In recent years, humans have faced an explosion of antibiotic-resistant disease and some really excellent investigative journalism exploring the causes, including not just the overuse of antibiotics in medical treatment, but also their applications in farming, where they’re used to treat and prevent infection and as growth promoters. This has created problems ranging from chicken infected with superbacteria that are nearly impossible to kick to outbreaks of severe illness that are effectively untreatable with human antibiotics, because many of them are also available for veterinary use. As the problem grows, it has serious ramifications: Many have forgotten, but the days before penicillin were grim, and it didn’t take much for a single bacterial infection to cause permanent impairment or severe illness. When we talk about romanticising the past, this is one of the things that gets erased, and it shouldn’t be.
Farmers pay attention to what’s going on and what the public is saying, and a flood of discussion about antibiotic use has predictably created considerable public backlash. As the public grows to understand how antibiotics are used in farming, they’re concerned — not necessarily for cattle, poultry, and pigs or the environment affected by runoff and pollution, but for themselves, and the implications associated with antibiotics overuse in the agricultural community. There’s been a demand from many sectors that farmers stop or radically cut back on use, and many major firms promised to do just that in response. The claims of ‘antibiotic free’ bloom on meat packaging, ads proudly announce the same, and companies stress that they’re doing this whole farming thing right, unlike the competition.
Only…numbers don’t lie, and those numbers say farmers are actually lying. Antibiotic use continues to take an upward trend, and that includes medications used to treat bacterial infections in humans. The FDA, responsible for tracking these kinds of things, distributed pretty damning findings about 2014’s numbers. No matter what meat producers are saying, practices on the ground at their facilities aren’t following suit, and the public isn’t necessarily aware, as many people don’t breathlessly follow every FDA publication, and some may assume that, once warned off, industrial agriculture is scaling back on antibiotic usage. Aside from being an example of how people shouldn’t believe everything they’re told, this situation is also an illustration of the dangers of poor labeling regulations.
And of the lip service issue that comes up routinely with corporate advertising. As the public identifies social and political issues, companies want to take advantage of the concerns voiced by the public with measures intended to capitalise on public fears and worries. Whether these fears are justified or not, companies see an in when it comes to making advertising claims to appeal to people in a crowded market. That results in situations like this one. The public saw discussions about the dangers of agricultural antibiotics, it started talking about it and demanding a reduction or more supply chain accountability, companies stated publicly that they would Do Something, and then quietly continued what they were already doing.
The FDA and other agencies are concerned about overuse of antibiotics in livestock settings and they’re planning on setting forth some actually enforceable rules of their own, to be backed by inspection (though with inspectors thin on the ground due to funding problems, this will be challenging).

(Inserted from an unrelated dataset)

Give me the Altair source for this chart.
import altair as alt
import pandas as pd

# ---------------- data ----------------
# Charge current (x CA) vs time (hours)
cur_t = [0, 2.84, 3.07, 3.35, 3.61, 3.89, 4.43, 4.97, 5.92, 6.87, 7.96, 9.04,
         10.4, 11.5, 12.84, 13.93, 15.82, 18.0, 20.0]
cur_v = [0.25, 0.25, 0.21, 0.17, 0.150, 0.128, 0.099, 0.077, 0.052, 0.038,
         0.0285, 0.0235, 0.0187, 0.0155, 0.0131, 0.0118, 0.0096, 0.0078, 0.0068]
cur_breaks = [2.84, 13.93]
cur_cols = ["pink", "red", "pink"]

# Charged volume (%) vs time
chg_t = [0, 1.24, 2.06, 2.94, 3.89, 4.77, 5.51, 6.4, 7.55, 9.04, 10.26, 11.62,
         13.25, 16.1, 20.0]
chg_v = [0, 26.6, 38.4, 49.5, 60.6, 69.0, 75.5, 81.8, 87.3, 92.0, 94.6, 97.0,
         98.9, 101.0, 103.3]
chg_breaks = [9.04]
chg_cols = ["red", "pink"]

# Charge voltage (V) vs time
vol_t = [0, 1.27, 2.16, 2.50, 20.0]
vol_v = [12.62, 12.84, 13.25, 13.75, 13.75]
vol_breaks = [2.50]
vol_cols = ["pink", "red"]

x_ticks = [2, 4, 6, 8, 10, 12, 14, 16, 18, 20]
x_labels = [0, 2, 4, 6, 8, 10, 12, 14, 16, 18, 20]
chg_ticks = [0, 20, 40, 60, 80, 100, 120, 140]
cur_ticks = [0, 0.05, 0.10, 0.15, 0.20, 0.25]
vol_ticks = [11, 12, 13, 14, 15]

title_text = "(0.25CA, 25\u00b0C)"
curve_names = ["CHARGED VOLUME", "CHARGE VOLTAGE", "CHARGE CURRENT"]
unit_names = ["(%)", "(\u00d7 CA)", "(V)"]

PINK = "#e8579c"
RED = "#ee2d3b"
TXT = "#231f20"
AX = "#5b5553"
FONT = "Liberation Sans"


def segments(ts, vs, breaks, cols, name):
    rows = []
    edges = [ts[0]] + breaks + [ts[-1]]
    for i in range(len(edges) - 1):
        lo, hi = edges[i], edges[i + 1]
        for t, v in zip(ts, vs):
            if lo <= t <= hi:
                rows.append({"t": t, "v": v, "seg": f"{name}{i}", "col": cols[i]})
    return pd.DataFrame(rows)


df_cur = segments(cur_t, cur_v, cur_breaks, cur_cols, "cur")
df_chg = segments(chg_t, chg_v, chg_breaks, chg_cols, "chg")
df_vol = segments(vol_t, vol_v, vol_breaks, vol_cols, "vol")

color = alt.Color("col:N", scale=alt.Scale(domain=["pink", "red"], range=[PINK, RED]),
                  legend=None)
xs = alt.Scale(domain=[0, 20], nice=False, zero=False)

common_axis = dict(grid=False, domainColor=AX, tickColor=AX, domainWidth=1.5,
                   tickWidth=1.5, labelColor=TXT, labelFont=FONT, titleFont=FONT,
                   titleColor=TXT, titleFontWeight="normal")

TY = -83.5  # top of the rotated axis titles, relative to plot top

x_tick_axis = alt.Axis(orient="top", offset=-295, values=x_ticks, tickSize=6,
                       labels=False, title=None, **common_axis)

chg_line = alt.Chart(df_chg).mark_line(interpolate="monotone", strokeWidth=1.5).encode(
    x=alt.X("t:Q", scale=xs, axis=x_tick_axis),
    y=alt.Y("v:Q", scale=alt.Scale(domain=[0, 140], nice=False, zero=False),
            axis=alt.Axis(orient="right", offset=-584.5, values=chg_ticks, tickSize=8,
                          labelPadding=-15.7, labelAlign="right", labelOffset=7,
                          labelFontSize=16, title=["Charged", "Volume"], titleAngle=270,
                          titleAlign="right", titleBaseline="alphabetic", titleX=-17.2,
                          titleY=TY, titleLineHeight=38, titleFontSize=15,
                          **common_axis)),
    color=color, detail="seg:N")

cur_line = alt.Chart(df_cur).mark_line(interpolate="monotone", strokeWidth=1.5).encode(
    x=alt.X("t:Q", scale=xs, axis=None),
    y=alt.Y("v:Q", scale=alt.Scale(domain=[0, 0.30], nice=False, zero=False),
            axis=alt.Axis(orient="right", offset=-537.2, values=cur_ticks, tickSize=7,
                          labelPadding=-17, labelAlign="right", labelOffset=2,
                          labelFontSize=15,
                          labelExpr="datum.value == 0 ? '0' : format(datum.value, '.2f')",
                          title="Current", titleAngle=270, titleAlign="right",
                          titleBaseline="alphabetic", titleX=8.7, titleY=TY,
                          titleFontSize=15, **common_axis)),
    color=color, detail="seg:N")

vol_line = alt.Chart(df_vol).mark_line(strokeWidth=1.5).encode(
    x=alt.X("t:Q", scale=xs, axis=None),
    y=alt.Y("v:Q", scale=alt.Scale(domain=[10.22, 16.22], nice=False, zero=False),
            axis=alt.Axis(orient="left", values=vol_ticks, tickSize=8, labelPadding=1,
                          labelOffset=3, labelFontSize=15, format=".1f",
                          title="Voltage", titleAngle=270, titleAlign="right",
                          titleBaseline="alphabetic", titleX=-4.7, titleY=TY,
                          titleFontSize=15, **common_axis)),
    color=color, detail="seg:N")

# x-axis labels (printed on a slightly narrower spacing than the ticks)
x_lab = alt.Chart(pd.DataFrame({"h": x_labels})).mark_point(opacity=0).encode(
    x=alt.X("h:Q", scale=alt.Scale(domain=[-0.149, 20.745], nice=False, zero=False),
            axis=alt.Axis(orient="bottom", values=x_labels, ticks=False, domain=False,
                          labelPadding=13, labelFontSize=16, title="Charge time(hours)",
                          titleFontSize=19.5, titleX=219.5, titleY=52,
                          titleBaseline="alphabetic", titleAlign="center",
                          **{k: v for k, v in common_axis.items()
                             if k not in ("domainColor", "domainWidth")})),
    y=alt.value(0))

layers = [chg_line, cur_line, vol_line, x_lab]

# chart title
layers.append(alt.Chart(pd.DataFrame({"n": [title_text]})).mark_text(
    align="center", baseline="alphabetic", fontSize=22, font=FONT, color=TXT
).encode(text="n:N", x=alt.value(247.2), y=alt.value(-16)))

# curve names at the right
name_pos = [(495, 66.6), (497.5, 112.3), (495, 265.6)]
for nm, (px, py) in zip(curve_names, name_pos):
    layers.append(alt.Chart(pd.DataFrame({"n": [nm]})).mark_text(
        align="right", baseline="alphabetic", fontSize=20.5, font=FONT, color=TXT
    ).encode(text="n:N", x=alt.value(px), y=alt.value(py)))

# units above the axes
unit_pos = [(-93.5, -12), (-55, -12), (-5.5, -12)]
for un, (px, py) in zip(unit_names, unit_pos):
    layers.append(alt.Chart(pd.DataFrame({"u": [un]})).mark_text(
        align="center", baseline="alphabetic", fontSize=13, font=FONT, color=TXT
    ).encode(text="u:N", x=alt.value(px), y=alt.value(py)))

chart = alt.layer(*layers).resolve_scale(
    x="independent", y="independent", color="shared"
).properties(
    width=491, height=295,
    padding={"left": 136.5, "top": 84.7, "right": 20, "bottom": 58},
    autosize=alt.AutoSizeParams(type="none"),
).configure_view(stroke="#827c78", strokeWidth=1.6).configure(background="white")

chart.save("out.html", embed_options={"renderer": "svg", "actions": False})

Until then, the public can’t, and shouldn’t, rely on what companies tell them about the food supply, because they have a vested interest in convincing people that they’re doing the right thing. Look to corporate social responsibility and the highly skilled manipulation of public relations embedded thereof, with companies using the demands of the public to create a better image for themselves.

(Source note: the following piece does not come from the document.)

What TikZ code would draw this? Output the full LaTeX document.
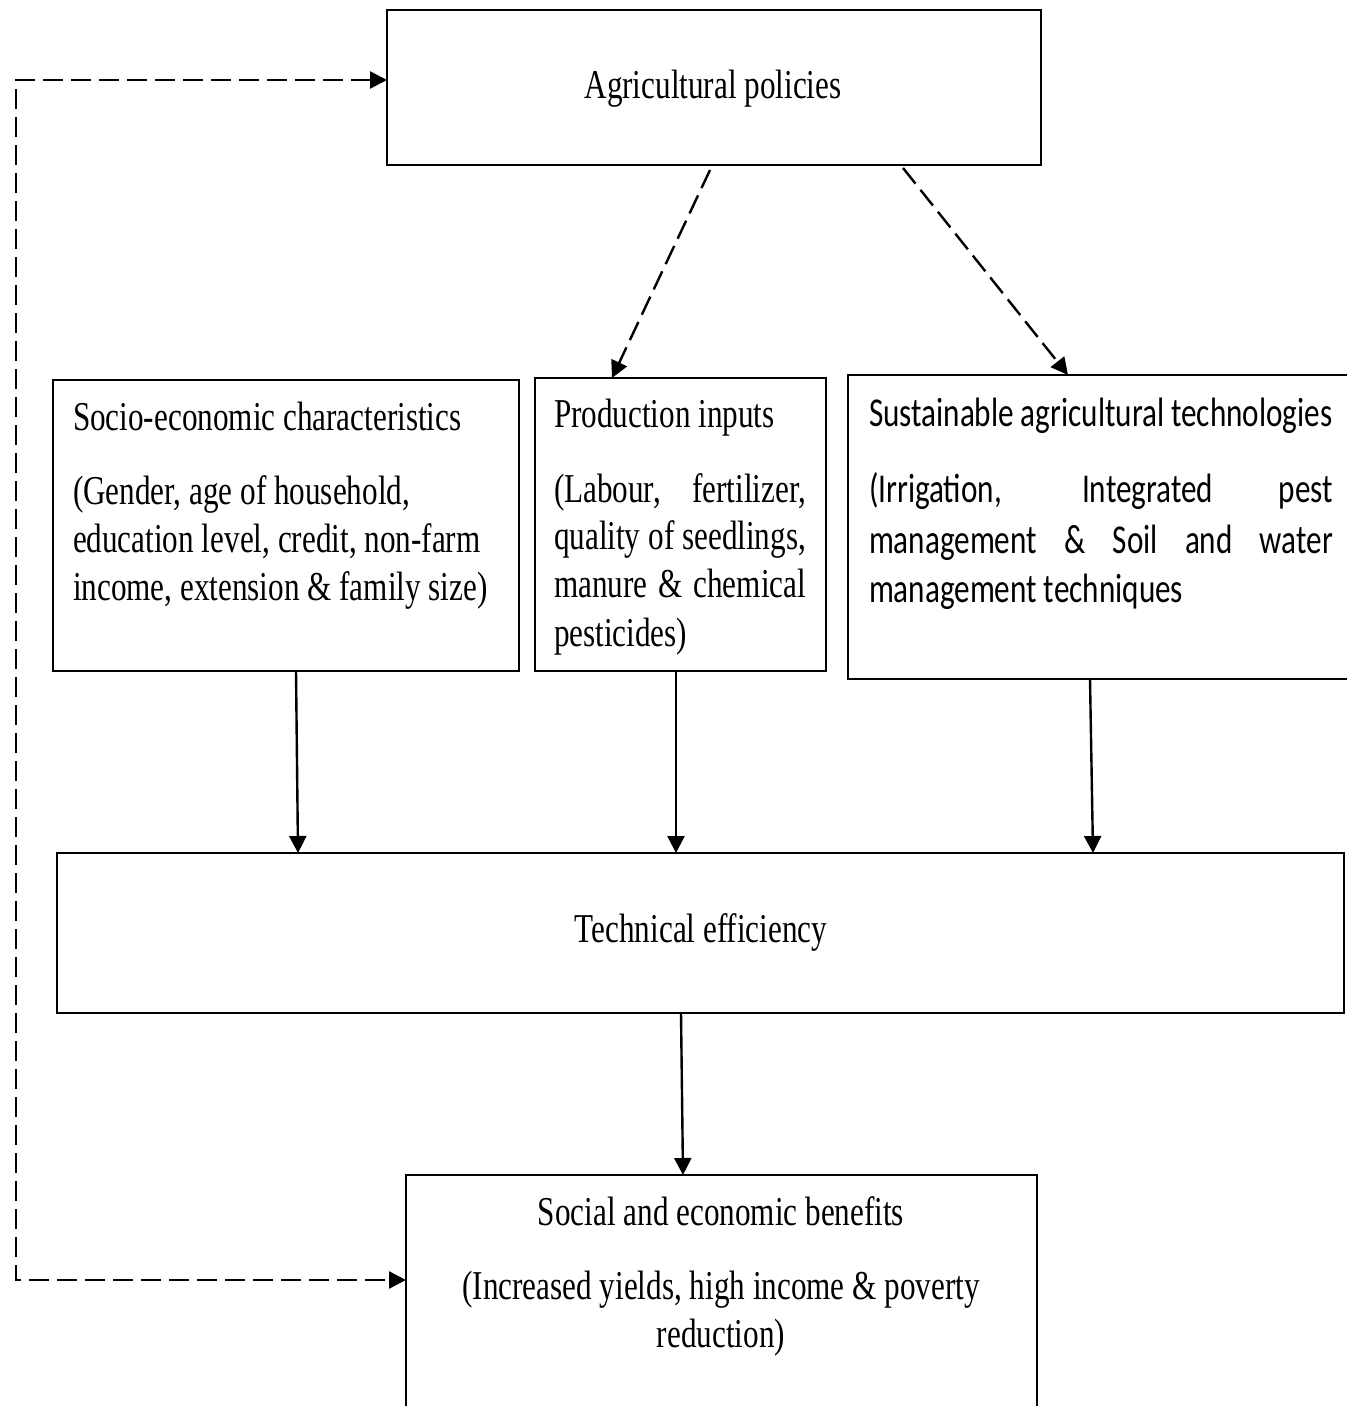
\documentclass[tikz,border=0pt]{standalone}
\usepackage{fontspec}
\setmainfont[FakeStretch=0.76]{Liberation Serif}
\newfontfamily\calibfont[FakeStretch=0.76]{Carlito}
\usetikzlibrary{arrows.meta}
\newcommand\myseriffont{\fontsize{20.5pt}{24pt}\selectfont}
\newcommand\mycalibfont{\calibfont\fontsize{20.5pt}{25pt}\selectfont}
\newcommand\serifsp{\spaceskip=3.9pt plus 6pt minus 1pt\xspaceskip=0pt\relax}
\newcommand\serifspfixed{\spaceskip=3.9pt\xspaceskip=3.9pt\relax}
\newcommand\calibsp{\spaceskip=3.5pt plus 8pt minus 1pt\xspaceskip=0pt\relax}
\begin{document}
\begin{tikzpicture}[x=0.5pt,y=-0.5pt,
  box/.style={draw=black, line width=1.1pt, rectangle, inner sep=0pt, outer sep=0pt, anchor=north west},
  txt/.style={inner sep=0pt, outer sep=0pt, font=\myseriffont},
  ctxt/.style={inner sep=0pt, outer sep=0pt, font=\mycalibfont},
  solidarrow/.style={line width=1.2pt, -{Triangle[length=8.5pt,width=8.5pt]}},
  dasharrow/.style={line width=1.2pt, dash pattern=on 10pt off 4pt, -{Triangle[length=8.5pt,width=8.5pt]}},
  dashboth/.style={line width=1.2pt, dash pattern=on 10pt off 4pt, {Triangle[length=8.5pt,width=8.5pt]}-{Triangle[length=8.5pt,width=8.5pt]}}
]
\useasboundingbox (0,0) rectangle (1346,1406);
\fill[white] (0,0) rectangle (1346,1406);

% boxes
\node[box, minimum width=327pt, minimum height=77.5pt] (policy) at (387,10) {};
\node[box, minimum width=233pt, minimum height=145.5pt] (socio) at (53,380) {};
\node[box, minimum width=145.5pt, minimum height=146.5pt] (prod) at (535,378) {};
\node[box, minimum width=252pt, minimum height=152pt] (sust) at (848,375) {};
\node[box, minimum width=643.5pt, minimum height=80pt] (tech) at (57,853) {};
\node[box, minimum width=315.5pt, minimum height=118.5pt] (ben) at (406,1175) {};

% texts
\node[txt, anchor=base] (policyT) at (713,99) {Agricultural policies};
\node[txt, anchor=base west, text width=225pt, align=left] (socioT) at (73,430)
  {\serifsp Socio-economic characteristics\\[13pt]
   (Gender, age of household,\\
   education level, credit, non-farm\\
   income, extension \& family size)};
\node[txt, anchor=base west, text width=126pt, align=left] (prodT) at (554,428)
  {\serifsp Production inputs\\[13pt]
   \makebox[126pt][s]{(Labour, fertilizer,}\\
   \makebox[126pt][s]{quality of seedlings,}\\
   \makebox[126pt][s]{manure \& chemical}\\
   pesticides)};
\node[ctxt, anchor=base west, text width=232pt, align=left] (sustT) at (869,427)
  {\calibsp\mbox{Sustainable agricultural technologies}\\[13pt]
   \makebox[232pt][s]{(Irrigation, Integrated pest}\\
   \makebox[232pt][s]{management \& Soil and water}\\
   management techniques};
\node[txt, anchor=base] (techT) at (701,942) {Technical efficiency};
\node[txt, anchor=base, text width=300pt, align=center] (benT) at (721,1225)
  {\serifspfixed Social and economic benefits\\[13pt]
   (Increased yields, high income \& poverty\\
   reduction)};

% dashed arrows from policy
\coordinate (pA) at (710,170);
\coordinate (pB) at (903,168);
\draw[dasharrow] (pA) -- (612,0 |- prod.north);
\draw[dasharrow] (pB) -- (1068,0 |- sust.north);

% feedback loop
\coordinate (lt) at (16,80);
\coordinate (lb) at (16,1280);
\draw[dashboth] (policy.west |- lt) -- (lt) -- (lb) -- (ben.west |- lb);

% solid arrows
\draw[solidarrow] (296,0 |- socio.south) -- (298,0 |- tech.north);
\draw[solidarrow] (676,0 |- prod.south) -- (676,0 |- tech.north);
\draw[solidarrow] (1090,0 |- sust.south) -- (1093,0 |- tech.north);
\draw[solidarrow] (681,0 |- tech.south) -- (683,0 |- ben.north);
\end{tikzpicture}
\end{document}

Antibiotics in the food supply are a huge problem. Even many farmers would agree, perhaps especially those who never used them or those who are genuinely cutting back. However, they’re still in widespread use because of the demands of the industry: Animals need to grow as big as possible as quickly as possible to make their slaughter and sale financially viable, except in the case of specialty farms, and even those experience considerable market pressure. Sick animals can’t be sold, and can quickly spread illness to the rest of the herd or flock because of the close proximity farming techniques used in order to maximise profits. This forces farmers to be aggressive with antibiotics in the case of illness — or to elect to use prophylactic treatments so sickness doesn’t arise in the first place, minimising loss.
These are all animal welfare issues that have been under discussion for a long time, with animal advocates raising concerns about routine practices on farms and asking members of the public to reconsider whether they want to be involved in the system that creates demand that drives these kinds of conditions. Now, people are paying attention because they’re becoming a human problem — we’re looking at the painful consequence of what happens when warning bells are ignored. Welfare advocates have been sounding the alarm about the dangers of antibiotics for decades, but a series of outbreaks in 2014 and 2015 alerted people to the fact that this is a serious problem, and the most immediate fix is to get antibiotics — starting with those routinely used in humans — out of the food chain.
Some might blame the farmers for this, but it’s not entirely their fault. Suppliers to major chains are very much bound up by corporate policy and huge pressures from the public, which wants its chicken cheap and plentiful, but also antibiotic-free. You can have one of those things, but you can’t have them all. Cheap, plentiful meat, like that which has characterised the United States for decades, is made possible by overuse of antibiotics. To change conditions on farms, people have to modify their own behaviours as well.